2019 yılında gerçekleşen 31 Mart Mahalli İdare Seçimleri ve tekrar edilen İstanbul yerel seçimi, üç büyük il başta olmak üzere büyükşehirlerde çoğunluğu kaybeden AKP’nin sandıkta açık yenilgisi ile sonuçlandı.
Bahse konu tarihlerde yaptığımız değerlendirmeler ile bu sonucun ortaya çıkmasında genç öfkenin etkili olduğunu ifade etmiştik. Gerçekleştirdiğimiz forumlar ile belirlediğimiz “Sandık yetmez, faşizmi sokakta yıkalım” sözü ile bir kampanya süreci örgütlemiştik.
Türkiye’de bir süredir iktidar bloğu ile düzen içi muhalefet bloğunun farklı tandanslarla da olsa seçim tartışmalarını ısıttığını görmekteyiz. Belirsiz bir seçim siyasetinin yakıcı sorunlarımıza karşı geliştirmeye çalıştığımız mücadele dahil olmak üzere siyasal mücadelemizi esir almasına izin veremeyiz. Devrimci sorumluluğumuz gereği, sahte umutlara karşı kurtuluşun yegane yolu olan devrimci mücadeleyi belirgin kılmak için çeşitli vurguları yapmamız gerektiği kanaatindeyiz.
Bu bağlamda:
1] Bizim görevimiz, sandıktan başka çare göremeyen veya belirsiz bir “geçecek” rüzgarına ikna edilerek ehlileştirilmeye çalışılan, umutlarını sandık üzerindeki sonuçlara göre inşa etmesi beklenen gençlik kesimlerini, sandıktan ötesine örgütlemektir. Ufku sandıklardan ve burjuva fenomenlerin kurtarıcı rollerini edilgen bir takip etme biçiminden çıkarıp devrime genişletebilmektir.

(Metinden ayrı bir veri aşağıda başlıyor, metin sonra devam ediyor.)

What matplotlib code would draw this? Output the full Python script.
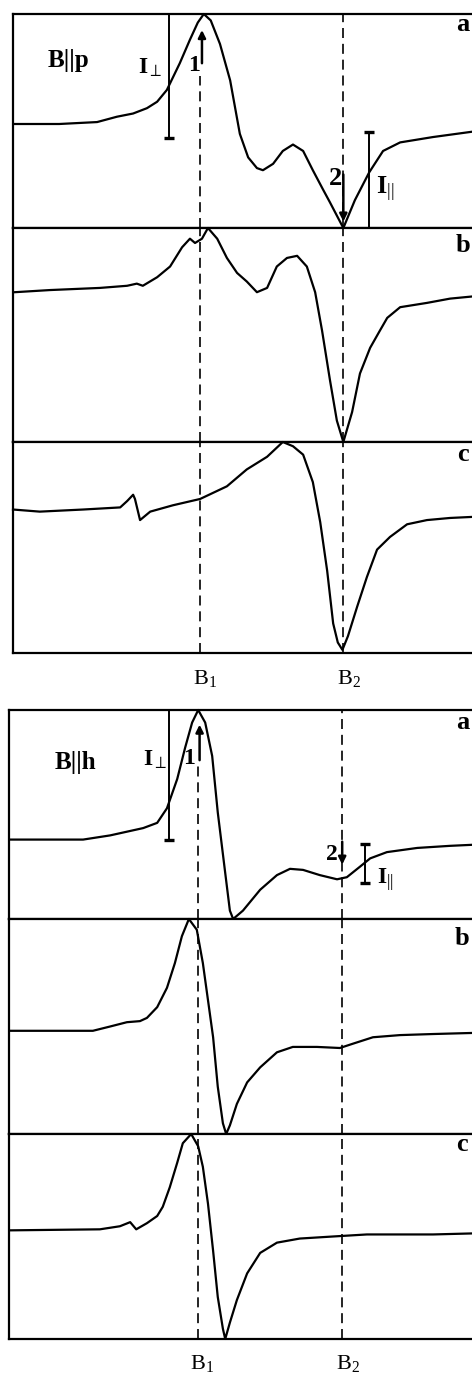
import matplotlib
matplotlib.use('Agg')
import matplotlib.pyplot as plt

plt.rcParams['font.family'] = ['Liberation Serif', 'DejaVu Serif']
plt.rcParams['mathtext.fontset'] = 'custom'
plt.rcParams['mathtext.rm'] = 'Liberation Serif'
plt.rcParams['mathtext.it'] = 'Liberation Serif:italic'
plt.rcParams['mathtext.bf'] = 'Liberation Serif:bold'

# resonance fields (arbitrary field units, 0..100 across the frame)
B1 = 40.5
B2 = 71.5

# B || p
p_a_field = [0.4, 10, 18.2, 22.5, 26.0, 29.0, 31.2, 33.3, 36.1, 38.3, 40.0, 41.3, 42.8, 44.8, 47.0, 49.1,
             50.9, 52.8, 54.1, 56.3, 58.4, 60.6, 62.8, 64.9, 67.1, 68.6, 71.5, 74.0, 77.1, 80.1, 83.8,
             90.9, 99.4]
p_a_signal = [0.486, 0.486, 0.495, 0.52, 0.535, 0.56, 0.59, 0.645, 0.77, 0.88, 0.96, 1.0, 0.97, 0.86, 0.69,
              0.44, 0.33, 0.28, 0.27, 0.30, 0.36, 0.39, 0.36, 0.27, 0.18, 0.12, 0.0, 0.13, 0.26, 0.36, 0.40,
              0.425, 0.45]

p_b_field = [0.4, 8.0, 18.8, 24.7, 26.8, 28.1, 31.2, 34.0, 36.6, 38.3, 39.4, 40.9, 42.2, 44.2, 46.3, 48.5,
             50.6, 52.8, 55.0, 57.1, 59.3, 61.5, 63.6, 65.4, 66.9, 68.6, 70.1, 71.5, 73.4, 75.1, 77.3, 79.4,
             81.0, 83.8, 89.6, 94.6, 99.4]
p_b_signal = [0.70, 0.71, 0.72, 0.73, 0.74, 0.73, 0.77, 0.82, 0.91, 0.95, 0.93, 0.95, 1.0, 0.95, 0.86, 0.79,
              0.75, 0.70, 0.72, 0.82, 0.86, 0.87, 0.82, 0.70, 0.52, 0.29, 0.10, 0.0, 0.14, 0.32, 0.44, 0.52,
              0.58, 0.63, 0.65, 0.67, 0.68]

p_c_field = [0, 5.8, 15.2, 23.2, 24.7, 26.0, 26.4, 27.5, 29.7, 34.6, 40.5, 46.3, 50.6, 55.0, 58.4, 60.6,
             62.8, 64.9, 66.5, 68.0, 69.3, 70.3, 71.3, 72.5, 74.5, 76.6, 78.8, 81.6, 85.3, 89.6, 94.6, 99.4]
p_c_signal = [0.68, 0.67, 0.68, 0.69, 0.72, 0.75, 0.73, 0.63, 0.67, 0.70, 0.73, 0.79, 0.87, 0.93, 1.0, 0.98,
              0.94, 0.81, 0.62, 0.39, 0.14, 0.05, 0.015, 0.08, 0.22, 0.36, 0.49, 0.55, 0.61, 0.63, 0.64, 0.645]

# B || h
h_a_field = [0.2, 15.9, 21.7, 28.8, 31.8, 33.9, 36.1, 37.8, 39.3, 40.6, 42.1, 43.6, 44.8, 46.4, 47.4, 48.1,
             50.2, 53.9, 57.5, 60.3, 63.1, 66.7, 70.4, 72.5, 75.3, 77.5, 81.1, 87.6, 94.6, 99.4]
h_a_signal = [0.38, 0.38, 0.40, 0.435, 0.46, 0.53, 0.67, 0.82, 0.94, 1.0, 0.94, 0.78, 0.51, 0.22, 0.04, 0.0,
              0.04, 0.14, 0.21, 0.24, 0.235, 0.21, 0.19, 0.20, 0.25, 0.29, 0.32, 0.34, 0.35, 0.355]

h_b_field = [0.2, 18.0, 21.7, 25.3, 28.1, 29.6, 31.8, 33.9, 35.6, 37.1, 38.6, 40.3, 41.6, 43.1, 43.8, 44.8,
             45.9, 46.6, 47.4, 48.9, 51.1, 53.9, 57.5, 60.9, 66.1, 71.0, 73.8, 78.1, 83.9, 91.0, 99.4]
h_b_signal = [0.48, 0.48, 0.50, 0.52, 0.525, 0.54, 0.59, 0.68, 0.795, 0.92, 1.0, 0.95, 0.795, 0.56, 0.45, 0.22,
              0.05, 0.0, 0.04, 0.14, 0.24, 0.31, 0.38, 0.405, 0.405, 0.40, 0.42, 0.45, 0.46, 0.465, 0.47]

h_c_field = [0.2, 19.5, 23.8, 26.0, 27.3, 29.6, 31.8, 33.0, 34.5, 36.1, 37.3, 39.1, 40.6, 41.6, 42.7, 43.8,
             44.8, 45.9, 46.4, 47.4, 48.9, 51.1, 53.9, 57.5, 62.4, 69.5, 76.8, 91.0, 99.4]
h_c_signal = [0.53, 0.535, 0.55, 0.57, 0.535, 0.565, 0.60, 0.645, 0.74, 0.86, 0.955, 1.0, 0.94, 0.84, 0.66,
              0.43, 0.205, 0.05, 0.0, 0.08, 0.19, 0.32, 0.42, 0.47, 0.49, 0.50, 0.51, 0.51, 0.515]

W, H = 472, 1377
DASH = (0, (6, 3.5))


def px_axes(fig, left, top, right, bottom):
    ax = fig.add_axes([left / W, 1 - bottom / H, (right - left) / W, (bottom - top) / H])
    ax.set_xlim(0, 100)
    ax.set_ylim(0, 1)
    ax.set_xticks([])
    ax.set_yticks([])
    ax.spines['right'].set_visible(False)
    for s in ('left', 'top', 'bottom'):
        ax.spines[s].set_linewidth(1.6)
    return ax


def arrow(ax, x, y_tail, y_head):
    ax.annotate('', xy=(x, y_head), xytext=(x, y_tail),
                arrowprops=dict(arrowstyle='-|>', color='k', lw=1.8, mutation_scale=11,
                                shrinkA=0, shrinkB=0))


def ibar(ax, x, y0, y1, caps):
    ax.plot([x, x], [y0, y1], color='k', lw=1.4)
    for y in caps:
        ax.plot([x], [y], marker='_', ms=7, mew=2.4, color='k', clip_on=False)


def draw_panel(fig, left, rows, traces, name, ann):
    axes = []
    for (top, bottom), (fx, sy), letter in zip(rows, traces, 'abc'):
        ax = px_axes(fig, left, top, 475, bottom)
        ax.plot(fx, sy, color='k', lw=1.6, clip_on=False)
        ax.text(97.3, ann['letter_y'][letter], letter, fontsize=19, fontweight='bold',
                ha='center', va='center')
        axes.append(ax)

    ax_a, ax_b, ax_c = axes
    # dashed field markers
    ax_a.axvline(B1, ymin=0, ymax=ann['b1_top'], color='k', lw=1.2, ls=DASH)
    ax_a.axvline(B2, color='k', lw=1.2, ls=DASH)
    for ax in (ax_b, ax_c):
        ax.axvline(B1, color='k', lw=1.2, ls=DASH)
        ax.axvline(B2, color='k', lw=1.2, ls=DASH)

    ax_a.text(ann['name_x'], ann['name_y'], name, fontsize=18, fontweight='bold',
              ha='center', va='center')

    # I_perp bar and arrow 1
    ibar(ax_a, ann['iperp_x'], ann['iperp_bot'], 1.0, [ann['iperp_bot']])
    ax_a.text(ann['iperp_lx'], ann['iperp_ly'], r'$\mathbf{I}_{\perp}$', fontsize=17,
              ha='center', va='center')
    arrow(ax_a, B1 + 0.4, ann['a1_tail'], ann['a1_head'])
    ax_a.text(ann['one_x'], ann['one_y'], '1', fontsize=17, fontweight='bold',
              ha='center', va='center')

    # I_par bar and arrow 2
    ibar(ax_a, ann['ipar_x'], ann['ipar_bot'], ann['ipar_top'], ann['ipar_caps'])
    ax_a.text(ann['ipar_lx'], ann['ipar_ly'], r'$\mathbf{I}_{||}$', fontsize=ann['big'],
              ha='left', va='center')
    arrow(ax_a, B2, ann['a2_tail'], ann['a2_head'])
    ax_a.text(ann['two_x'], ann['two_y'], '2', fontsize=ann['big'], fontweight='bold',
              ha='center', va='center')

    # field labels below the frame
    ax_c.text(B1 + 1.0, ann['blabel_y'], r'B$_1$', fontsize=16, ha='center', va='center')
    ax_c.text(B2 + 1.2, ann['blabel_y'], r'B$_2$', fontsize=16, ha='center', va='center')


def main():
    fig = plt.figure(figsize=(W / 100, H / 100), dpi=100)

    ann_p = dict(letter_y={'a': 0.95, 'b': 0.92, 'c': 0.94}, b1_top=0.71,
                 name_x=12.1, name_y=0.785,
                 iperp_x=33.8, iperp_bot=0.42, iperp_lx=29.7, iperp_ly=0.75,
                 a1_tail=0.77, a1_head=0.925, one_x=39.2, one_y=0.76,
                 ipar_x=77.1, ipar_bot=0.0, ipar_top=0.45, ipar_caps=[0.45],
                 ipar_lx=78.6, ipar_ly=0.18, big=19,
                 a2_tail=0.25, a2_head=0.03, two_x=69.7, two_y=0.23,
                 blabel_y=-0.12)
    draw_panel(fig, 13, [(14, 228), (228, 442), (442, 653)],
               [(p_a_field, p_a_signal), (p_b_field, p_b_signal), (p_c_field, p_c_signal)],
               'B||p', ann_p)

    ann_h = dict(letter_y={'a': 0.94, 'b': 0.91, 'c': 0.95}, b1_top=0.74,
                 name_x=14.2, name_y=0.75,
                 iperp_x=34.3, iperp_bot=0.38, iperp_lx=31.3, iperp_ly=0.76,
                 a1_tail=0.76, a1_head=0.93, one_x=38.7, one_y=0.77,
                 ipar_x=76.4, ipar_bot=0.17, ipar_top=0.36, ipar_caps=[0.17, 0.36],
                 ipar_lx=79.0, ipar_ly=0.19, big=17,
                 a2_tail=0.37, a2_head=0.26, two_x=69.2, two_y=0.31,
                 blabel_y=-0.12)
    draw_panel(fig, 9, [(710, 919), (919, 1134), (1134, 1339)],
               [(h_a_field, h_a_signal), (h_b_field, h_b_signal), (h_c_field, h_c_signal)],
               'B||h', ann_h)

    fig.savefig('out.png', dpi=100, facecolor='white')
    plt.close(fig)


if __name__ == '__main__':
    main()
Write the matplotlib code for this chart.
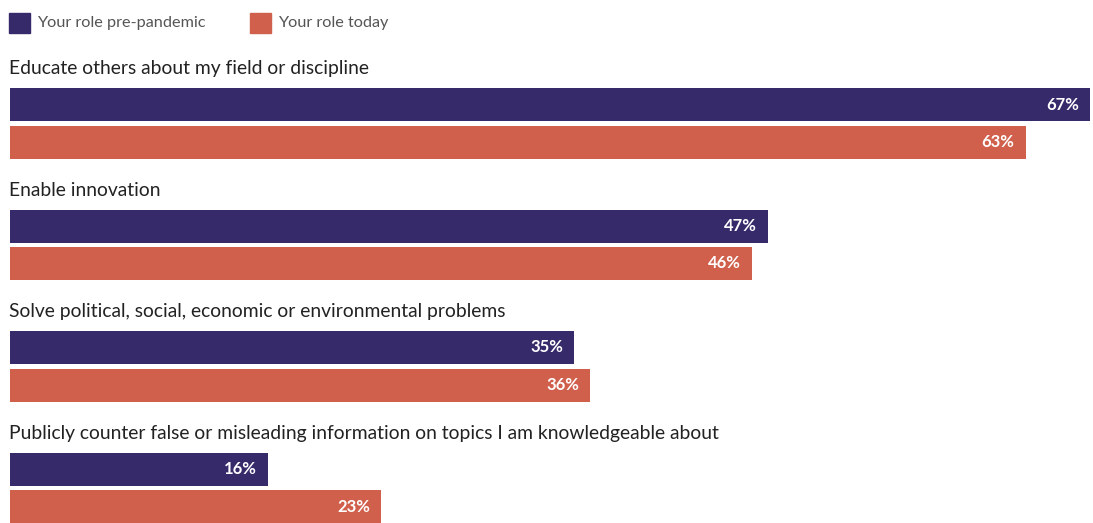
import numpy as np
import matplotlib.pyplot as plt
from matplotlib.patches import Rectangle

categories = [
    "Educate others about my field or discipline",
    "Enable innovation",
    "Solve political, social, economic or environmental problems",
    "Publicly counter false or misleading information on topics I am knowledgeable about",
]
pre_pandemic = [67, 47, 35, 16]
today = [63, 46, 36, 23]
series_names = ["Your role pre-pandemic", "Your role today"]

PURPLE = "#372a6b"
ORANGE = "#d0604c"
FONT = "Lato"

W, H = 1093, 523
fig = plt.figure(figsize=(W / 100, H / 100), dpi=100)

# axes in pixel-like units: y grows downward, x maps percentages
ax = fig.add_axes([0, 0, 1, 1])
px_per_pct = 16.12
x0 = 10
ax.set_xlim(-x0 / px_per_pct, (W - x0) / px_per_pct)
ax.set_ylim(H, 0)
ax.axis("off")

group_gap = 121.5
first_bar = 104.5
bar_h = 33
pair_gap = 37.5
label_pad = 11 / px_per_pct

for i, (cat, a, b) in enumerate(zip(categories, pre_pandemic, today)):
    yc = first_bar + group_gap * i
    ax.barh(yc, a, height=bar_h, color=PURPLE, left=0)
    ax.barh(yc + pair_gap, b, height=bar_h, color=ORANGE, left=0)
    ax.text(-1 / px_per_pct, yc - 36, cat, ha="left", va="center",
            fontsize=13.9, color="#222222", family=FONT)
    ax.text(a - label_pad, yc, f"{a}%", ha="right", va="center", fontsize=12,
            color="white", fontweight="bold", family=FONT)
    ax.text(b - label_pad, yc + pair_gap, f"{b}%", ha="right", va="center",
            fontsize=12, color="white", fontweight="bold", family=FONT)

# legend
for name, color, lx in zip(series_names, [PURPLE, ORANGE], [9, 250]):
    fig.patches.append(Rectangle((lx / W, 1 - 33 / H), 21 / W, 20 / H,
                                 transform=fig.transFigure, color=color))
    fig.text((lx + 28) / W, 1 - 23 / H, name, ha="left", va="center",
             fontsize=11.7, color="#555555", family=FONT)

fig.savefig("out.png", dpi=100)
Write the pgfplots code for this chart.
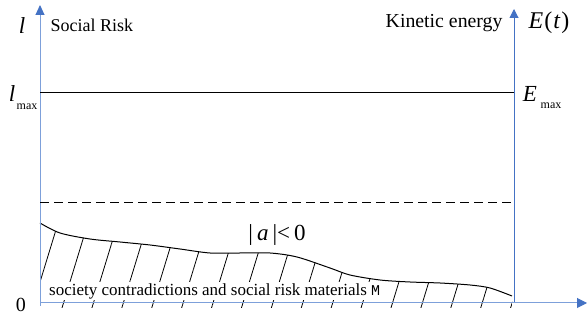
\documentclass[border=0pt]{standalone}
\usepackage{pgfplots}
\pgfplotsset{compat=1.18}
\usepgfplotslibrary{fillbetween}
\usetikzlibrary{arrows.meta,patterns.meta}
\usepackage{fontspec}
\setmainfont{Liberation Serif}
\newfontfamily\monofont{Liberation Mono}
\definecolor{ofblue}{RGB}{68,114,196}
\definecolor{lblue}{RGB}{125,160,218}
\begin{document}
\begin{tikzpicture}
\begin{axis}[width=588pt,height=314pt,scale only axis,
  xmin=0,xmax=588,ymin=0,ymax=314,axis lines=none,clip=false]
\addplot[draw=none] coordinates {(0,0) (588,314)};
% curve (boundary of social risk materials)
\addplot[name path=curve, black, line width=1pt, smooth, tension=0.5] coordinates {
 (40,91) (60,81) (90,75) (120,72) (150,69) (180,65) (210,61) (240,61)
 (270,61) (297,57) (330,46) (350,39) (380,34) (410,32) (440,31) (470,29)
 (490,26) (512,18)};
\addplot[name path=base, draw=none] coordinates {(40,6) (512,6)};
\addplot[pattern={Lines[angle=73,distance=28.6pt,line width=0.8pt]}, draw=none]
  fill between[of=curve and base];
% axes
\addplot[lblue, line width=1pt, -{Triangle[length=10pt,width=9pt,color=ofblue,fill=ofblue]}]
  coordinates {(40,8) (40,309)};
\addplot[ofblue, line width=1pt, -{Triangle[length=9pt,width=9pt]}]
  coordinates {(514,11) (514,305)};
\addplot[lblue, line width=1pt, -{Triangle[length=10pt,width=10pt,color=ofblue,fill=ofblue]}]
  coordinates {(40,11) (587,11)};
% levels
\addplot[black, line width=1pt] coordinates {(40,221) (514,221)};
\addplot[black, line width=1pt, dash pattern=on 9pt off 5pt] coordinates {(40,111) (514,111)};
% texts
\node[anchor=west, fill=white, inner sep=1pt, font=\fontsize{17}{18}\selectfont]
  at (axis cs:48,23) {society contradictions and social risk materials {\monofont\fontsize{15}{18}\selectfont M}};
\node[font=\fontsize{23}{26}\selectfont] at (axis cs:277,79)
  {|\hspace{4pt}\textit{a}\hspace{4pt}|<\hspace{4pt}0};
\node[anchor=west, font=\fontsize{18}{20}\selectfont] at (axis cs:47,289) {Social Risk};
\node[anchor=east, font=\fontsize{19.8}{22}\selectfont] at (axis cs:506,291) {Kinetic energy};
\node[font=\fontsize{24}{26}\selectfont] at (axis cs:549,291) {\textit{E}\hspace{1pt}(\hspace{1pt}\textit{t}\hspace{1pt})};
\node[font=\fontsize{23}{24}\selectfont] at (axis cs:22,288) {\textit{l}};
\node[font=\fontsize{23}{24}\selectfont] at (axis cs:12,220) {\textit{l}};
\node[font=\fontsize{12}{14}\selectfont] at (axis cs:27,207) {max};
\node[font=\fontsize{23}{24}\selectfont] at (axis cs:530,220) {\textit{E}};
\node[font=\fontsize{12}{14}\selectfont] at (axis cs:551,208) {max};
\node[font=\fontsize{20}{22}\selectfont] at (axis cs:21,9) {0};
\end{axis}
\end{tikzpicture}
\end{document}
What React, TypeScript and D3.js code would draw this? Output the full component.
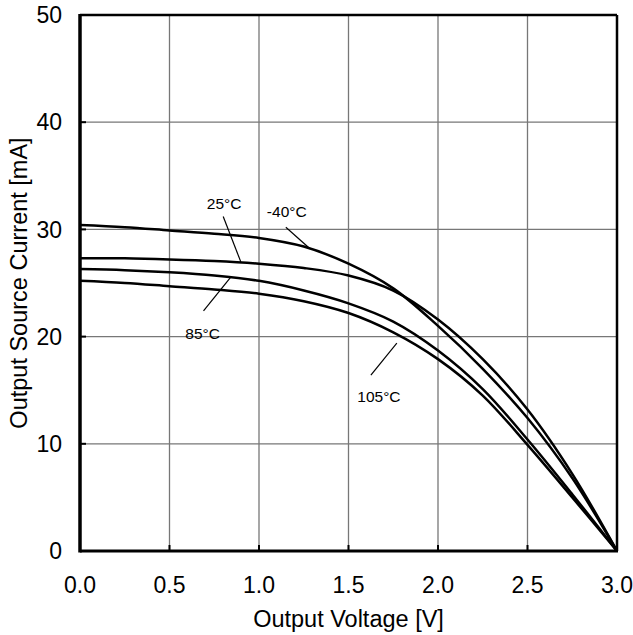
import React from "react";
import * as d3 from "d3";

const voltage = [0, 0.25, 0.5, 0.75, 1.0, 1.25, 1.5, 1.75, 2.0, 2.25, 2.5, 2.75, 3.0];
const currentM40 = [30.4, 30.2, 29.9, 29.6, 29.2, 28.4, 26.8, 24.5, 21.0, 17.0, 12.4, 6.8, 0];
const current25 = [27.3, 27.3, 27.2, 27.05, 26.8, 26.4, 25.7, 24.3, 21.6, 17.9, 13.2, 7.2, 0];
const current85 = [26.3, 26.2, 26.0, 25.7, 25.2, 24.3, 23.1, 21.4, 18.7, 15.1, 10.4, 5.3, 0];
const current105 = [25.2, 25.0, 24.7, 24.4, 24.0, 23.3, 22.2, 20.4, 17.9, 14.5, 9.9, 5.0, 0];

const xTicks = [0, 0.5, 1.0, 1.5, 2.0, 2.5, 3.0];
const yTicks = [0, 10, 20, 30, 40, 50];

const seriesNames = ["-40°C", "25°C", "85°C", "105°C"];
const seriesValues = [currentM40, current25, current85, current105];

// annotation: label text position, leader from (v1,i1) to (v2,i2) in data units
const annotations = [
  { name: "25°C", tx: 0.805, ty: 32.4, from: [0.8, 31.2], to: [0.9, 26.9] },
  { name: "-40°C", tx: 1.155, ty: 31.65, from: [1.15, 30.2], to: [1.285, 28.2] },
  { name: "85°C", tx: 0.685, ty: 20.3, from: [0.69, 22.4], to: [0.84, 25.5] },
  { name: "105°C", tx: 1.67, ty: 14.4, from: [1.625, 16.4], to: [1.77, 19.4] },
];

export default function App() {
  const W = 633;
  const H = 635;
  const left = 80;
  const right = 617;
  const top = 15;
  const bottom = 551;

  const x = d3.scaleLinear().domain([0, 3]).range([left, right]);
  const y = d3.scaleLinear().domain([0, 50]).range([bottom, top]);

  const line = d3
    .line<number>()
    .x((_, i) => x(voltage[i]))
    .y((d) => y(d))
    .curve(d3.curveCatmullRom.alpha(0.5));

  const font = "Arial, 'Liberation Sans', sans-serif";

  return (
    <svg
      width={W}
      height={H}
      style={{ position: "absolute", left: 0, top: 0, background: "#fff" }}
      fontFamily={font}
    >
      <rect x={0} y={0} width={W} height={H} fill="#fff" />
      {/* grid */}
      {xTicks.slice(1, -1).map((t) => (
        <line key={"gx" + t} x1={x(t)} x2={x(t)} y1={top} y2={bottom} stroke="#777" strokeWidth={1.3} />
      ))}
      {yTicks.slice(1, -1).map((t) => (
        <line key={"gy" + t} x1={left} x2={right} y1={y(t)} y2={y(t)} stroke="#777" strokeWidth={1.3} />
      ))}
      {/* inward ticks */}
      {xTicks.slice(1, -1).map((t) => (
        <line key={"tx" + t} x1={x(t)} x2={x(t)} y1={bottom} y2={bottom - 6} stroke="#000" strokeWidth={2} />
      ))}
      {yTicks.slice(1, -1).map((t) => (
        <line key={"ty" + t} x1={left} x2={left + 6} y1={y(t)} y2={y(t)} stroke="#000" strokeWidth={2} />
      ))}
      {/* curves */}
      {seriesValues.map((vals, k) => (
        <path key={seriesNames[k]} d={line(vals) || ""} fill="none" stroke="#000" strokeWidth={2.5} />
      ))}
      {/* frame */}
      <line x1={left} x2={right} y1={top} y2={top} stroke="#000" strokeWidth={2.5} />
      <line x1={right} x2={right} y1={top} y2={bottom} stroke="#000" strokeWidth={2.5} />
      <line x1={left} x2={left} y1={top - 1} y2={bottom + 1.5} stroke="#000" strokeWidth={3.5} />
      <line x1={left} x2={right + 1} y1={bottom} y2={bottom} stroke="#000" strokeWidth={3} />
      {/* annotations */}
      {annotations.map((a) => (
        <g key={a.name}>
          <line
            x1={x(a.from[0])}
            y1={y(a.from[1])}
            x2={x(a.to[0])}
            y2={y(a.to[1])}
            stroke="#000"
            strokeWidth={1.2}
          />
          <text x={x(a.tx)} y={y(a.ty) + 5.5} fontSize={15.5} textAnchor="middle" fill="#000">
            {a.name}
          </text>
        </g>
      ))}
      {/* tick labels */}
      {xTicks.map((t) => (
        <text key={"lx" + t} x={x(t)} y={593} fontSize={23} textAnchor="middle" fill="#000">
          {t.toFixed(1)}
        </text>
      ))}
      {yTicks.map((t) => (
        <text key={"ly" + t} x={62} y={y(t) + 8.2} fontSize={23} textAnchor="end" fill="#000">
          {t}
        </text>
      ))}
      <text x={(left + right) / 2} y={627} fontSize={23.5} textAnchor="middle" fill="#000">
        Output Voltage [V]
      </text>
      <text
        transform={`translate(27, ${(top + bottom) / 2}) rotate(-90)`}
        fontSize={23.5}
        textAnchor="middle"
        fill="#000"
      >
        Output Source Current [mA]
      </text>
    </svg>
  );
}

2] Öncü, uzlaşmaz, militan, örgütlü, kurucu, devrimci bir gençlik hareketi yaratabilmenin ilk adımlarının temel koşulu, düzen- içi muhalefete ve popülist söylemlere hapsolmadan; üstten yürüyen burjuva siyasete yedeklenen değil gençliğin kendi kurucu siyasetini üretebildiği bağımsız bir devrimci hat geliştirebilmektir.
3] 2019 yılında yaptığımız değerlendirmeler ve örgütlediğimiz kampanya ile “Barikatı İmamoğlu’na seçim çağrısı yapmaktan daha ötesine kurmamız gerektiğinin bilincinde” hareket ettik, bugün yine faşizmi yıkmanın sokaktan geçtiğini unutmadan hareket ederek seçimle sınırlandırılamayacak bir mücadeleyi inşa etme görevimiz sürmektedir.
4] Aksi, son tahlilde, mevcut tablodan rahatsız genç kesimi alternatifsiz, çaresiz bırakmaktır. Alternatifsiz de çaresiz de değiliz, gençliğin kendi gücü ve örgütlü mücadelesi ile aşamayacağı engel yoktur. Bir umudumuz varsa o da kendi örgütlü gücümüzdedir.
Biz yıkmadıkça yıkılmaycak, biz göndermedikçe “geçmeyecek”tir.
Hellalşemenin değil hesap sormanın tarafındayız.
Faşizme karşı zaferi ancak kendimizden bekleriz.